Exercise details: Set down each record below precisely, skipping the pictures.

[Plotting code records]
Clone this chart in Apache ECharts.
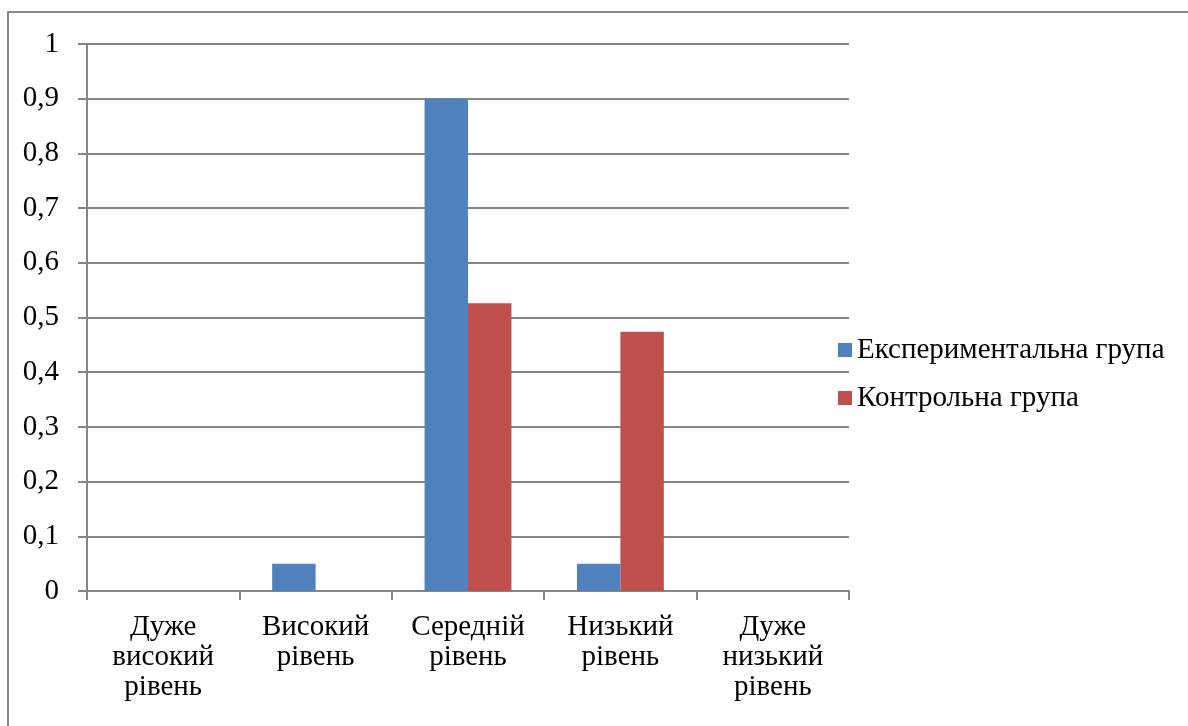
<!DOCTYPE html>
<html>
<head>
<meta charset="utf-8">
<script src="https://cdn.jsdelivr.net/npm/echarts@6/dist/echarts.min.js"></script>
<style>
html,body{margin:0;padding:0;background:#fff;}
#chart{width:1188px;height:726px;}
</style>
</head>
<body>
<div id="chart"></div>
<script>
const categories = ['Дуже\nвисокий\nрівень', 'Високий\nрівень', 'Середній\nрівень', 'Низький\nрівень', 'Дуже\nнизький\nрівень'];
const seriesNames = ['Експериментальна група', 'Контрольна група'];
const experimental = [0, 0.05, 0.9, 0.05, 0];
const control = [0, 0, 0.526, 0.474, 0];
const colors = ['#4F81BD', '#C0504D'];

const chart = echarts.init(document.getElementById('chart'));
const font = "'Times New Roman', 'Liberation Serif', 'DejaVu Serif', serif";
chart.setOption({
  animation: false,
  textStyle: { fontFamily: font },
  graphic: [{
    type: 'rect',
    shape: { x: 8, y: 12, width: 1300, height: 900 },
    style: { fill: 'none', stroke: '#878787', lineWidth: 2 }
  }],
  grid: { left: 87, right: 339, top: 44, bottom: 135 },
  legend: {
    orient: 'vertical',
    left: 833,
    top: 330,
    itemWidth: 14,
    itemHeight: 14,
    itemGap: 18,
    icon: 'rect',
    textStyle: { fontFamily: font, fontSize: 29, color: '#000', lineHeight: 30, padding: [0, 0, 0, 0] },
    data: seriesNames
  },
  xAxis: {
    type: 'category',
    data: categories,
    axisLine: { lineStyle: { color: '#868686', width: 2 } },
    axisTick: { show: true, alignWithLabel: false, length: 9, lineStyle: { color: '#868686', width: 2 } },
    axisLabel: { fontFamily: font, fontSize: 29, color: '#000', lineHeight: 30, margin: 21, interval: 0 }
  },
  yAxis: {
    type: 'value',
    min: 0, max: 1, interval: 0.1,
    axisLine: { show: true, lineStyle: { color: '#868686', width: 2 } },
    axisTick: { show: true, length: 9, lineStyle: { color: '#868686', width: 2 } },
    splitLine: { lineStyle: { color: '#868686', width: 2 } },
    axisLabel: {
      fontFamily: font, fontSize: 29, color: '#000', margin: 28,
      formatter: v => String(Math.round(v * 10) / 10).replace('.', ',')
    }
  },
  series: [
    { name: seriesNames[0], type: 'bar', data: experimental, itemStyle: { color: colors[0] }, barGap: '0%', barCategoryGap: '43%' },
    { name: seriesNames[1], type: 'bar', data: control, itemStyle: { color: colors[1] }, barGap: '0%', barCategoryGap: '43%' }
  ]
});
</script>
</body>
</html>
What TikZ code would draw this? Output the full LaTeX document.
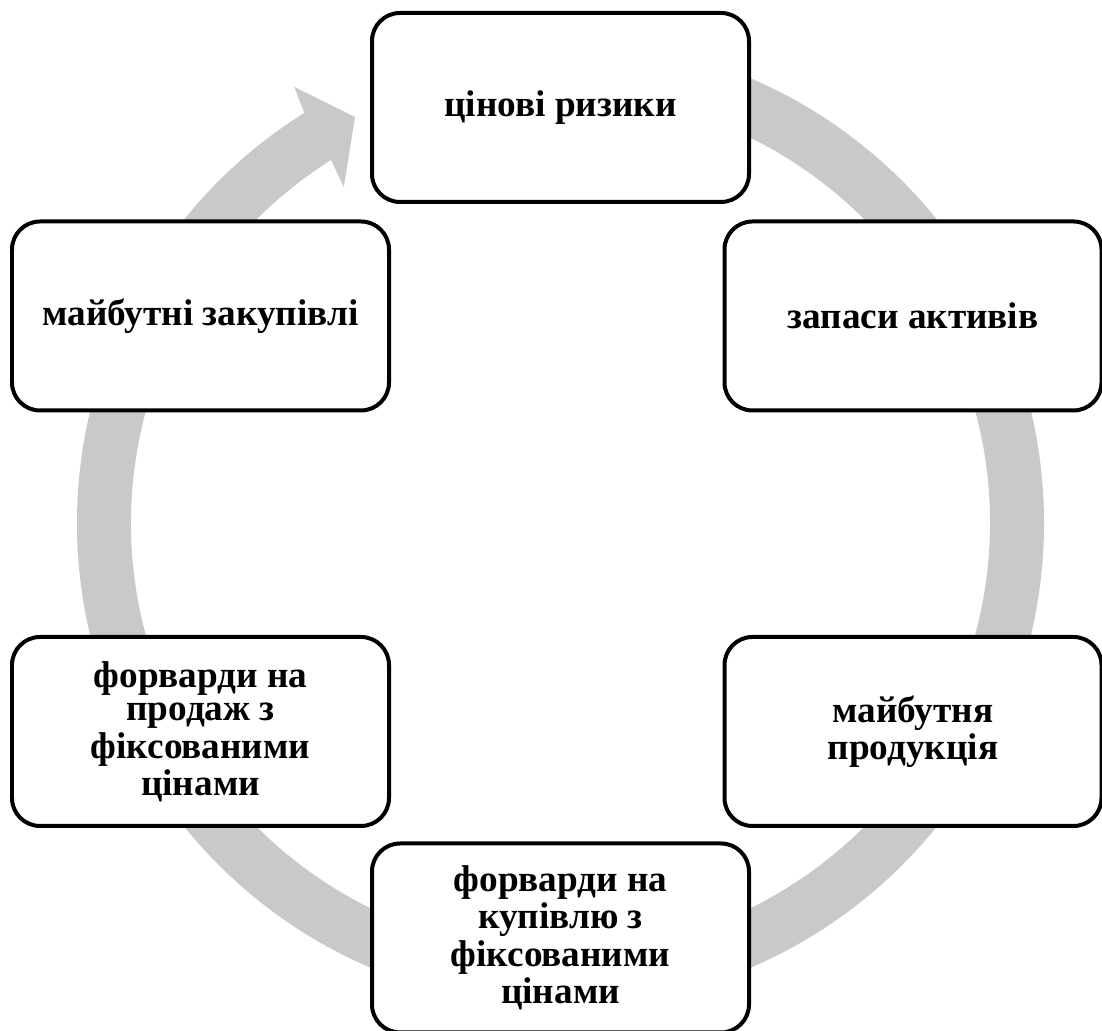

Solved problem:
Clone this chart in Apache ECharts.
<!DOCTYPE html>
<html>
<head>
<meta charset="utf-8">
<script src="https://cdn.jsdelivr.net/npm/echarts@6/dist/echarts.min.js"></script>
<style>
html,body{margin:0;padding:0;background:#fff;}
#chart{width:1188px;height:726px;}
</style>
</head>
<body>
<div id="chart"></div>
<script>
const categories = ['Дуже\nвисокий\nрівень', 'Високий\nрівень', 'Середній\nрівень', 'Низький\nрівень', 'Дуже\nнизький\nрівень'];
const seriesNames = ['Експериментальна група', 'Контрольна група'];
const experimental = [0, 0.05, 0.9, 0.05, 0];
const control = [0, 0, 0.526, 0.474, 0];
const colors = ['#4F81BD', '#C0504D'];

const chart = echarts.init(document.getElementById('chart'));
const font = "'Times New Roman', 'Liberation Serif', 'DejaVu Serif', serif";
chart.setOption({
  animation: false,
  textStyle: { fontFamily: font },
  graphic: [{
    type: 'rect',
    shape: { x: 8, y: 12, width: 1300, height: 900 },
    style: { fill: 'none', stroke: '#878787', lineWidth: 2 }
  }],
  grid: { left: 87, right: 339, top: 44, bottom: 135 },
  legend: {
    orient: 'vertical',
    left: 833,
    top: 330,
    itemWidth: 14,
    itemHeight: 14,
    itemGap: 18,
    icon: 'rect',
    textStyle: { fontFamily: font, fontSize: 29, color: '#000', lineHeight: 30, padding: [0, 0, 0, 0] },
    data: seriesNames
  },
  xAxis: {
    type: 'category',
    data: categories,
    axisLine: { lineStyle: { color: '#868686', width: 2 } },
    axisTick: { show: true, alignWithLabel: false, length: 9, lineStyle: { color: '#868686', width: 2 } },
    axisLabel: { fontFamily: font, fontSize: 29, color: '#000', lineHeight: 30, margin: 21, interval: 0 }
  },
  yAxis: {
    type: 'value',
    min: 0, max: 1, interval: 0.1,
    axisLine: { show: true, lineStyle: { color: '#868686', width: 2 } },
    axisTick: { show: true, length: 9, lineStyle: { color: '#868686', width: 2 } },
    splitLine: { lineStyle: { color: '#868686', width: 2 } },
    axisLabel: {
      fontFamily: font, fontSize: 29, color: '#000', margin: 28,
      formatter: v => String(Math.round(v * 10) / 10).replace('.', ',')
    }
  },
  series: [
    { name: seriesNames[0], type: 'bar', data: experimental, itemStyle: { color: colors[0] }, barGap: '0%', barCategoryGap: '43%' },
    { name: seriesNames[1], type: 'bar', data: control, itemStyle: { color: colors[1] }, barGap: '0%', barCategoryGap: '43%' }
  ]
});
</script>
</body>
</html>
What TikZ code would draw this? Output the full LaTeX document.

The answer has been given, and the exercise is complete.